Hillside vineyards with altitudes of 150 to 500 meters supply the vast majority of the better-quality wines. The Sangiovese vine, which is the backbone of the regional production, requires the concentration of sunlight that slopes can provide to ripen well in these latitudes. Growers value the significant temperature fluctuation between day and night as an important factor in developing its aromatic qualities.
The Arno River marks the northern border for cultivation of Sangiovese in Tuscany. The zone of Carmignano, which virtually touches the river’s bank, is predominantly planted with Sangiovese but has earned its status as a DOCG zone, based on the Cabernet Sauvignon that has been grown here since the 1700s. Southward through the Chianti Classico appellation are the zones of Vino Nobile di Montepulciano and Brunello di Montalcino. Wines from this region become richer, fuller, more intense and higher in alcohol. Montalcino is the only viticultural area of Tuscany where Sangiovese has always been fermented on its own; in the past, both Chianti and Vino Nobile were blended with Canaiolo, Malvasia and Trebbiano to soften the Sangiovese’s youthful austerity.

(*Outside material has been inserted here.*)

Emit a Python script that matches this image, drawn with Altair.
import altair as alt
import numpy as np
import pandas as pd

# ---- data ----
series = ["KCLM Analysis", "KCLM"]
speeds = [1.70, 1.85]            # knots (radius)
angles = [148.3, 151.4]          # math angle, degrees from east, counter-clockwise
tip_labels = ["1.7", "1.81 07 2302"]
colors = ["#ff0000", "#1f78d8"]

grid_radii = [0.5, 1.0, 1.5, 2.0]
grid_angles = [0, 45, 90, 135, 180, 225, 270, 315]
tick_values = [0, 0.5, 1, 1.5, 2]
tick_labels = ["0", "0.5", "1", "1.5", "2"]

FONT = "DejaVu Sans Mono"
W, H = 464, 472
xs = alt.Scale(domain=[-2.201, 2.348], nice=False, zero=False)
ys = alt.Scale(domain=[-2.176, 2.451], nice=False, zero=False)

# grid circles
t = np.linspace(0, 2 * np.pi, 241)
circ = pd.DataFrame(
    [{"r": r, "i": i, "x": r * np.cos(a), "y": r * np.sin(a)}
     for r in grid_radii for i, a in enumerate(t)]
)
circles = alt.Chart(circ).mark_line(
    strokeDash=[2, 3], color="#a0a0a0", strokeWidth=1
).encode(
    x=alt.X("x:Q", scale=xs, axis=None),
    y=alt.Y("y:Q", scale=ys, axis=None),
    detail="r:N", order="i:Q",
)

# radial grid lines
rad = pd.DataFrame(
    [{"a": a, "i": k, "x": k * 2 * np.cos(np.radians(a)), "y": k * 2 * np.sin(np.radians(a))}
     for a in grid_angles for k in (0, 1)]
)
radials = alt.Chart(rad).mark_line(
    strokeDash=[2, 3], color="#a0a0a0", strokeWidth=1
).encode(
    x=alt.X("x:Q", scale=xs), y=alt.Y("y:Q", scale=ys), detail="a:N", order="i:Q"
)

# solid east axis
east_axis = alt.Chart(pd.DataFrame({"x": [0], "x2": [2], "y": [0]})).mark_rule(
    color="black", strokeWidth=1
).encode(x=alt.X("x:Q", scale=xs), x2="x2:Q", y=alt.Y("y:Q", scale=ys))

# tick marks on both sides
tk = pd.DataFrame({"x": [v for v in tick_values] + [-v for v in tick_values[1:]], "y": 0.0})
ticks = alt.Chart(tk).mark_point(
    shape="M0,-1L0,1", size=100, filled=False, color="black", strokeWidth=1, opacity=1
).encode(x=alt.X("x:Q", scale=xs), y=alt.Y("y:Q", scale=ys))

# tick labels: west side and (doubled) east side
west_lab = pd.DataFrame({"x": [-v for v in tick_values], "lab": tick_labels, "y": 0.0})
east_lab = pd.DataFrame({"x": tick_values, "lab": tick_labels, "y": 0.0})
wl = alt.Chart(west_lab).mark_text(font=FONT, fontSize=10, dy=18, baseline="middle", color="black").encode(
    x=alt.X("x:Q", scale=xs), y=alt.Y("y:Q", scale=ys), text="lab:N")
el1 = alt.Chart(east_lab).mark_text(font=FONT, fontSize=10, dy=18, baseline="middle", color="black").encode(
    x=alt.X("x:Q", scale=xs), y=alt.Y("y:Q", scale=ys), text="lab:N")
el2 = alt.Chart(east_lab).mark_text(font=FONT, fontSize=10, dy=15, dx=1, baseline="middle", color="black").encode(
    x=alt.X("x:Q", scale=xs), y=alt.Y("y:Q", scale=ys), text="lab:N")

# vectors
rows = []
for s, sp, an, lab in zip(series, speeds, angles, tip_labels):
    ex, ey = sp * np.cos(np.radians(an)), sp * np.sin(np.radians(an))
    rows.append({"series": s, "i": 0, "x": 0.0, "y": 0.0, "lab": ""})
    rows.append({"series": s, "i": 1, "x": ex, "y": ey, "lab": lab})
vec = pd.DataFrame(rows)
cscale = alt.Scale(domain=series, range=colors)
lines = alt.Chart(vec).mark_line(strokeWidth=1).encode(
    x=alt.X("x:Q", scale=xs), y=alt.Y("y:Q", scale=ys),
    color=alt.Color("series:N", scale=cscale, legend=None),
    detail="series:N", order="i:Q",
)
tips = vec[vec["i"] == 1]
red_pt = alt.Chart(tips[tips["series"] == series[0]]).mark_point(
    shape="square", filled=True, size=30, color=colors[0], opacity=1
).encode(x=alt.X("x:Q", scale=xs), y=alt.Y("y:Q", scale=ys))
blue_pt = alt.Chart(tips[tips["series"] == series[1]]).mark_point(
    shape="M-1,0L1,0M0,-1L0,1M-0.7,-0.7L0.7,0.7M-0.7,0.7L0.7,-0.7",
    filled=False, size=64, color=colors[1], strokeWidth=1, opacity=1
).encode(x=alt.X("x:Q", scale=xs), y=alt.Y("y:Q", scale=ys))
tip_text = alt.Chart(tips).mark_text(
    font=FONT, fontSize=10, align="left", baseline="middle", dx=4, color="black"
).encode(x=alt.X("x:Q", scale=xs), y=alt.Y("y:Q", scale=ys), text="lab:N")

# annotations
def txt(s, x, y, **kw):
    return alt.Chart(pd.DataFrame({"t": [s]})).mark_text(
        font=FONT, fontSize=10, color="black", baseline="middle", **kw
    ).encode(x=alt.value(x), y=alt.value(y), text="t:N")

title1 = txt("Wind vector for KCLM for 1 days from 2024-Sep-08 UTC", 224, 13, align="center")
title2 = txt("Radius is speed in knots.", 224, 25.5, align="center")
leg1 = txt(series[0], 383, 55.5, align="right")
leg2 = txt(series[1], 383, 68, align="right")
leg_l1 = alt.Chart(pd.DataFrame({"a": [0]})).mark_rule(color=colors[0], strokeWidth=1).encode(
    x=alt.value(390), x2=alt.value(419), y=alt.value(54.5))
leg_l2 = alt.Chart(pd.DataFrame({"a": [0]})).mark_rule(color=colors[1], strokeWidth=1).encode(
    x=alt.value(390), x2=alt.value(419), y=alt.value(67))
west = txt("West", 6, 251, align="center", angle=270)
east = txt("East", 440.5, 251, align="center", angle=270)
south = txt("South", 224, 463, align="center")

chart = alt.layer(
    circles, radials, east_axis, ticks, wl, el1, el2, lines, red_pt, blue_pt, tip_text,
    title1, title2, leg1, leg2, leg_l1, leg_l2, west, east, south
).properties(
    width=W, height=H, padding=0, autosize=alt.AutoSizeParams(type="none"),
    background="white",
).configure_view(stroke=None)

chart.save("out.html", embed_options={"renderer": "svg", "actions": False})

Winemaking standards and traditions in this area date back over a thousand years. The earliest reference to wine retailers in the city dates from 1079. In 1282, wine sellers formed a guild, the Arte dei Vinattieri, designed to regulate the trade and uphold its reputation. Giovanni di Pietro Antinori joined in 1385, a member of a noble family who continues to make and sell wine in Tuscany today.
In an area best known as the Italian center for art, language and history, one other significant contribution hails from Tuscany to the appreciation of the rest of the world—Chianti.
Chianti towers over the region as the predominant wine. With close to 24 million gallons produced in an abundant vintage, Chianti is Italy’s largest single group of DOC wines, supplying 80 percent of the region’s DOC-classified wines and almost a third of the total wine produced in Tuscany.
Chianti has seven distinct subzones: Chianti Classico, Chianti Aretini, Chianti Colli Fiorentini, Chianti Colli Senesi, Chianti Colline Pisane, Chianti Montalbano and Chianti Rufina. A wine made in any of these subzones may be labeled by the subzone name or simply as Chianti. Wines from Chianti Classico are considered to be of better quality and can usually be identified by a black rooster, or gallo nero, on the label.